The glass crocks were imported in two different sizes (750ml and 500ml) and colors(black or white). Both sizes have a bale and trigger closure. After the crocks are imported, they are filled with cheese and placed into a gift box either as a single item or with other food items. The finished gift box is then sold to retailers for either sale to the public or to large companies to be given as employee gifts. When sold to the ultimate purchaser, the gift box includes a card attached to the bale/trigger closure, describing the cheese. The importer claims that the articles in question are the usual and customary containers for this purpose.

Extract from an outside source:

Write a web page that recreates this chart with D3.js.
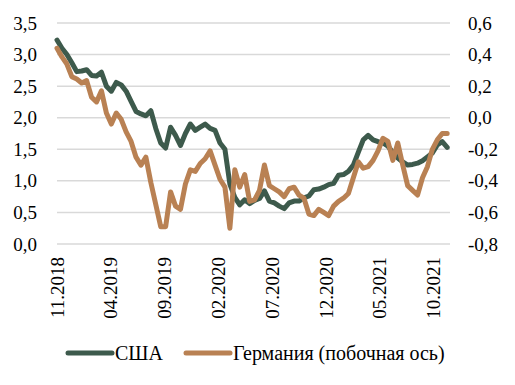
<!DOCTYPE html>
<html>
<head>
<meta charset="utf-8">
<script src="https://cdn.jsdelivr.net/npm/d3@7"></script>
<style>
  body { margin: 0; background: #fff; }
  text { font-family: "Liberation Serif", "Times New Roman", serif; fill: #000; }
</style>
</head>
<body>
<div class="chart"></div>
<script>
// series start and step (biweekly observations)
const startDate = '2018-11-01'
const stepDays = 14

// США, left axis
const usa = [
  3.23, 3.10, 3.00, 2.87, 2.73, 2.74, 2.76, 2.67, 2.66, 2.72,
  2.50, 2.42, 2.56, 2.52, 2.42, 2.26, 2.10, 2.06, 2.03, 2.11,
  1.83, 1.60, 1.52, 1.85, 1.72, 1.56, 1.75, 1.90, 1.80, 1.85,
  1.90, 1.83, 1.80, 1.60, 1.50, 0.95, 0.74, 0.62, 0.70, 0.64,
  0.69, 0.72, 0.84, 0.68, 0.65, 0.60, 0.56, 0.65, 0.68, 0.68,
  0.73, 0.76, 0.86, 0.87, 0.90, 0.94, 0.96, 1.09, 1.10, 1.15,
  1.25, 1.45, 1.65, 1.72, 1.65, 1.62, 1.60, 1.55, 1.45, 1.36,
  1.30, 1.25, 1.26, 1.28, 1.32, 1.38, 1.44, 1.57, 1.62, 1.53
]
// Германия, right axis
const germany = [
  0.44, 0.385, 0.34, 0.26, 0.245, 0.22, 0.235, 0.13, 0.10, 0.17,
  0.03, -0.04, 0.03, -0.01, -0.09, -0.15, -0.25, -0.30, -0.25, -0.41,
  -0.55, -0.69, -0.69, -0.47, -0.56, -0.58, -0.42, -0.33, -0.34, -0.29,
  -0.26, -0.21, -0.30, -0.39, -0.44, -0.70, -0.33, -0.44, -0.36, -0.53,
  -0.52, -0.46, -0.30, -0.43, -0.45, -0.47, -0.50, -0.45, -0.44, -0.49,
  -0.51, -0.61, -0.62, -0.58, -0.60, -0.62, -0.56, -0.53, -0.51, -0.48,
  -0.38, -0.28, -0.32, -0.31, -0.27, -0.21, -0.13, -0.15, -0.27, -0.16,
  -0.30, -0.43, -0.46, -0.49, -0.38, -0.31, -0.20, -0.14, -0.10, -0.10
]

const xTicks = ['2018-11', '2019-04', '2019-09', '2020-02', '2020-07', '2020-12', '2021-05', '2021-10']
const leftTicks = [0, 0.5, 1, 1.5, 2, 2.5, 3, 3.5]
const rightTicks = [-0.8, -0.6, -0.4, -0.2, 0, 0.2, 0.4, 0.6]
const legendNames = ['США', 'Германия (побочная ось)']

createChart()

//helpers

function createChart() {
  const width = 515
  const height = 385
  const m = { top: 23, left: 57, right: 65, bottom: 141 }
  const colors = ['#3d5a4c', '#b98153']
  const lw = 5

  const parse = d3.timeParse('%Y-%m-%d')
  const t0 = parse(startDate)
  const dates = usa.map((d, i) => d3.timeDay.offset(t0, i * stepDays))

  const svg = d3.select('.chart')
    .append('svg')
    .attr('width', width)
    .attr('height', height)

  const x = d3.scaleTime()
    .domain([t0, parse('2021-11-19')])
    .range([m.left, width - m.right])
  const yL = d3.scaleLinear().domain([0, 3.5]).range([height - m.bottom, m.top])
  const yR = d3.scaleLinear().domain([-0.8, 0.6]).range([height - m.bottom, m.top])

  // gridlines
  svg.append('g')
    .selectAll('line')
    .data(leftTicks)
    .enter()
    .append('line')
    .attr('x1', m.left)
    .attr('x2', width - m.right)
    .attr('y1', (d) => yL(d))
    .attr('y2', (d) => yL(d))
    .attr('stroke', '#d9d9d9')
    .attr('stroke-width', 1.5)

  const fmt = (d) => d3.format('.1f')(d).replace('.', ',').replace('−', '-')

  const left = svg.append('g')
    .attr('transform', `translate(${m.left - 20},0)`)
    .call(d3.axisLeft(yL).tickValues(leftTicks).tickFormat(fmt).tickSize(0).tickPadding(0))
  left.select('.domain').remove()

  const right = svg.append('g')
    .attr('transform', `translate(${width - m.right + 18},0)`)
    .call(d3.axisRight(yR).tickValues(rightTicks).tickFormat(fmt).tickSize(0).tickPadding(0))
  right.select('.domain').remove()

  const parseM = d3.timeParse('%Y-%m')
  const bottom = svg.append('g')
    .attr('transform', `translate(0,${height - m.bottom + 13})`)
    .call(d3.axisBottom(x).tickValues(xTicks.map(parseM)).tickFormat(d3.timeFormat('%m.%Y')).tickSize(0).tickPadding(0))
  bottom.select('.domain').remove()
  bottom.selectAll('text')
    .attr('transform', 'rotate(-90)')
    .attr('text-anchor', 'end')
    .attr('x', 0)
    .attr('y', 0)
    .attr('dy', '0.35em')

  svg.selectAll('.tick text')
    .style('font-size', '19px')
    .style('font-family', '"Liberation Serif", serif')
    .attr('fill', '#000')

  const lineL = d3.line().x((d, i) => x(dates[i])).y((d) => yL(d))
  const lineR = d3.line().x((d, i) => x(dates[i])).y((d) => yR(d))

  svg.append('path')
    .datum(usa)
    .attr('d', lineL)
    .attr('fill', 'none')
    .attr('stroke', colors[0])
    .attr('stroke-width', lw)
    .attr('stroke-linejoin', 'round')
    .attr('stroke-linecap', 'round')

  svg.append('path')
    .datum(germany)
    .attr('d', lineR)
    .attr('fill', 'none')
    .attr('stroke', colors[1])
    .attr('stroke-width', lw)
    .attr('stroke-linejoin', 'round')
    .attr('stroke-linecap', 'round')

  // legend
  const legendX = [68, 186]
  const legend = svg.append('g')
    .selectAll('g')
    .data(legendNames)
    .enter()
    .append('g')
    .attr('transform', (d, i) => `translate(${legendX[i]},353)`)

  legend.append('line')
    .attr('x1', 0)
    .attr('x2', 44)
    .attr('stroke', (d, i) => colors[i])
    .attr('stroke-width', lw)
    .attr('stroke-linecap', 'round')

  legend.append('text')
    .attr('x', 47)
    .attr('dy', '0.35em')
    .style('font-size', '20px')
    .text((d) => d)
}
</script>
</body>
</html>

The merchandise was entered under subheading 7010.90.50, HTSUS, as other glass containers. However, the entry was liquidated on March 5, 1993, under subheading 7013.39.20, HTSUS, as glassware of a kind used for table or kitchen purposes. The protest was filed on July 2, 1993.

The subheadings under consideration are as follows:

7013.39.20 Glassware of a kind used for table, kitchen, toilet, office, indoor decoration or similar purposes (other than that of heading 7010 or 7018):[g]lassware of a kind used for table (other than drinking glasses) or kitchen purposes other than that of glass-ceramics: [o]ther: [o]ther: [v]alued not over $3 each 30%

7010.90.50 Carboys, bottles, flasks, jars, pots, vials, ampoules and other containers, of glass, of a kind used for the conveyance or packing of goods; preserving jars of glass; stoppers, lids and other closures of glass:[o]ther: [o]ther containers (with or without their closures) Free


Was the protest timely filed for the protested entry? Are the glass crocks classifiable as household storage articles?


Inasmuch as the timeliness of any protest is crucial, we will address that issue first. Protests against the decision of the appropriate Customs officer must be in conformity with applicable statutory and regulatory requirements. The time period for filing a protest is clearly stated in section 174.12(e), Customs Regulations (19 CFR 174.12(e)). It states, in pertinent part, that:

(e) Time of filing.

Protests shall be filed, in accordance with section 514, Tariff Act of 1930, as amended (19 U.S.C. 1514), within 90 days after:

(1) The date of notice of liquidation or reliquidation in accordance with sections 159.9 or 159.10 of this chapter;...

Furthermore, section 174.12(f), Customs Regulations [19 CFR 174.12(f)], states that:

(f) Date of filing.
the date on which a protest is received by the Customs officer with whom it is required to be filed shall be deemed the date on which it is filed.

The entry in question was liquidated on March 5, 1993. Accordingly, any protest with regard to this entry had to be filed within 90 days of that date, which was June 6, 1993. However, the Customs Form 19 was dated by the signor and date stamped as received by Customs on July 2, 1993. The time period which elapsed between the date of notice of liquidation and the date of filing of the protest is greater than the 90 day period allowed under 19 CFR 174.12(e). Therefore, the protest must be denied. Because the protest must be denied due to untimely filing, there is no reason to address the classification issue.


Pursuant to 19 CFR 174.12.(e), the protest was not timely filed and therefore, must be denied.

In accordance with Section 3A (11)(b) of Customs Directive 0993550-065, dated August 4, 1993, Subject: Revised Protest Directive, this decision, together with the Customs Form 19, should be mailed by your office to the protestant no later than 60 days from the date of this letter. Any reliquidation of the entry in accordance with the decision must be accomplished prior to mailing of the decision. Sixty days from the date of the decision, the Office of Regulations and Rulings will take steps to make the decision available to Customs personnel via the Customs Ruling Module in ACS and the public via the Diskette Subscription Service, Lexis, Freedom of Information Act and other public access channels.